=== THE REQUEST ===
Set down the material below word for word, excluding the pictures.

=== DATASET CONTENT ===
________________________________________
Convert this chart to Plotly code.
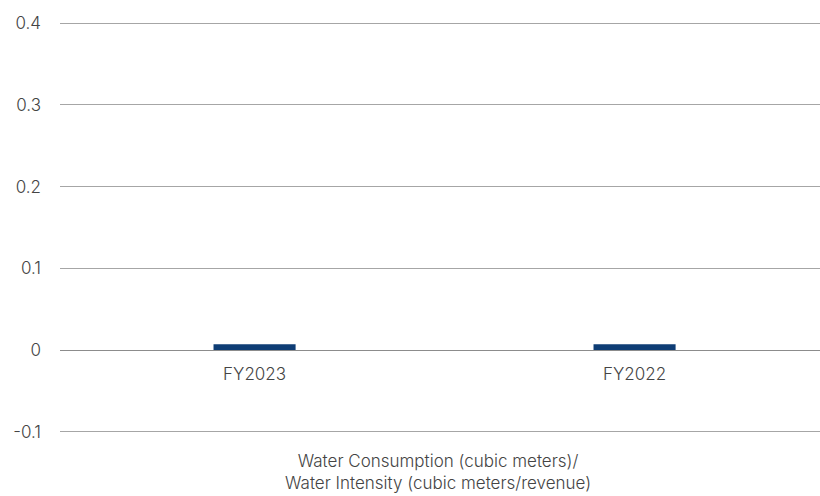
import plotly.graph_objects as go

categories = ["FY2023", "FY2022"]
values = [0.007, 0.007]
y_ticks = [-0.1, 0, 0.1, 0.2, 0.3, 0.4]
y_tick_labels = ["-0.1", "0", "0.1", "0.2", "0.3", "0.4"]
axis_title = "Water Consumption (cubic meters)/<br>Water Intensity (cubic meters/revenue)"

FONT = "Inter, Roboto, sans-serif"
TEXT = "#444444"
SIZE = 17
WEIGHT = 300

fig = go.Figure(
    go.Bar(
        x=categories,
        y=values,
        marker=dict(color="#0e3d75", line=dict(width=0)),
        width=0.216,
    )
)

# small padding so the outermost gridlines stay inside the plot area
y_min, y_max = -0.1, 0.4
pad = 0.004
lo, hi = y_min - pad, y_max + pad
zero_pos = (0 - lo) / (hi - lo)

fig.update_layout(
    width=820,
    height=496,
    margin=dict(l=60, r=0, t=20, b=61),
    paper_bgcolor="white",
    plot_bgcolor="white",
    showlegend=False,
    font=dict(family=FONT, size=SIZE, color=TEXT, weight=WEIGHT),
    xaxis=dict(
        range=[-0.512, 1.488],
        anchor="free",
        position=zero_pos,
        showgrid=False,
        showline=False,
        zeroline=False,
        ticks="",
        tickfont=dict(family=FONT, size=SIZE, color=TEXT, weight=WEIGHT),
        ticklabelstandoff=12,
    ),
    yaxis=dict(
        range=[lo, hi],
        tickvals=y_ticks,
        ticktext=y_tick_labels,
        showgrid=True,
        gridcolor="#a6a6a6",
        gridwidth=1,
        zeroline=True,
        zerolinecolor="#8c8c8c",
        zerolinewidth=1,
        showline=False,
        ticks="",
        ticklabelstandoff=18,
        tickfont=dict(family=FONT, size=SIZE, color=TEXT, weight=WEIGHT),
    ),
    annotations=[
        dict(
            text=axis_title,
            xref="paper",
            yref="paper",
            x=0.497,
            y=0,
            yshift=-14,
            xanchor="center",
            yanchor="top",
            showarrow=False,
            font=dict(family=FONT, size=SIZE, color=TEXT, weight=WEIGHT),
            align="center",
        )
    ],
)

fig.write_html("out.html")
________________________________________
=== FULL OUTPUT ===
Convert this chart to Plotly code.
import plotly.graph_objects as go

categories = ["FY2023", "FY2022"]
values = [0.007, 0.007]
y_ticks = [-0.1, 0, 0.1, 0.2, 0.3, 0.4]
y_tick_labels = ["-0.1", "0", "0.1", "0.2", "0.3", "0.4"]
axis_title = "Water Consumption (cubic meters)/<br>Water Intensity (cubic meters/revenue)"

FONT = "Inter, Roboto, sans-serif"
TEXT = "#444444"
SIZE = 17
WEIGHT = 300

fig = go.Figure(
    go.Bar(
        x=categories,
        y=values,
        marker=dict(color="#0e3d75", line=dict(width=0)),
        width=0.216,
    )
)

# small padding so the outermost gridlines stay inside the plot area
y_min, y_max = -0.1, 0.4
pad = 0.004
lo, hi = y_min - pad, y_max + pad
zero_pos = (0 - lo) / (hi - lo)

fig.update_layout(
    width=820,
    height=496,
    margin=dict(l=60, r=0, t=20, b=61),
    paper_bgcolor="white",
    plot_bgcolor="white",
    showlegend=False,
    font=dict(family=FONT, size=SIZE, color=TEXT, weight=WEIGHT),
    xaxis=dict(
        range=[-0.512, 1.488],
        anchor="free",
        position=zero_pos,
        showgrid=False,
        showline=False,
        zeroline=False,
        ticks="",
        tickfont=dict(family=FONT, size=SIZE, color=TEXT, weight=WEIGHT),
        ticklabelstandoff=12,
    ),
    yaxis=dict(
        range=[lo, hi],
        tickvals=y_ticks,
        ticktext=y_tick_labels,
        showgrid=True,
        gridcolor="#a6a6a6",
        gridwidth=1,
        zeroline=True,
        zerolinecolor="#8c8c8c",
        zerolinewidth=1,
        showline=False,
        ticks="",
        ticklabelstandoff=18,
        tickfont=dict(family=FONT, size=SIZE, color=TEXT, weight=WEIGHT),
    ),
    annotations=[
        dict(
            text=axis_title,
            xref="paper",
            yref="paper",
            x=0.497,
            y=0,
            yshift=-14,
            xanchor="center",
            yanchor="top",
            showarrow=False,
            font=dict(family=FONT, size=SIZE, color=TEXT, weight=WEIGHT),
            align="center",
        )
    ],
)

fig.write_html("out.html")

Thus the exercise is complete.